Skip to content

Operations

Day-2 operations once Ampora is installed and configured. Each page is self-contained — you should be able to read just the one runbook you need.

Page When you need it
High availability Running multiple Ampora instances behind a load balancer
Scaling out Past a few hundred agents per instance
Backup & restore Disaster preparation (and recovery)
Self-observability Wiring up Ampora's own metrics, traces, logs
Upgrades Rolling new versions, downgrade policy, breaking changes
Disaster recovery RTO/RPO planning, full recovery procedure
Audit retention Tuning hot/archive windows for compliance

On-call cheat sheet

When something is broken at 3am, in this order:

  1. /health/live — is the process alive?
  2. /health/ready — is it ready to take traffic?

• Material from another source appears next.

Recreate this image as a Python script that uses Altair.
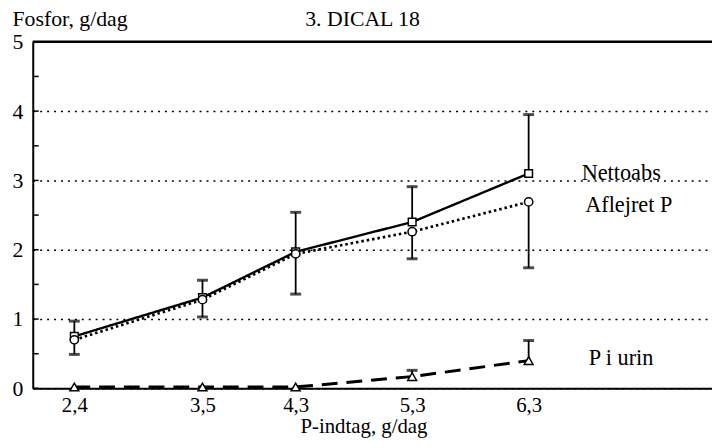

If not, read the response body — it lists the probes that failed.
  3. Pod / container logs — Ampora logs are structured JSON; pipe through jq for human reading.
  4. Postgres — is the DB reachable? kubectl -n ampora exec deploy/ampora-web -- nc -z db.acme.svc 5432.
  5. The audit log itself — every incident leaves prints in the audit table. audit_events filtered by EntityType is often the fastest way to ground a "what happened?" question.

If you have not yet set up self-observability, do so before anything else: graphs and traces beat console-grepping every time.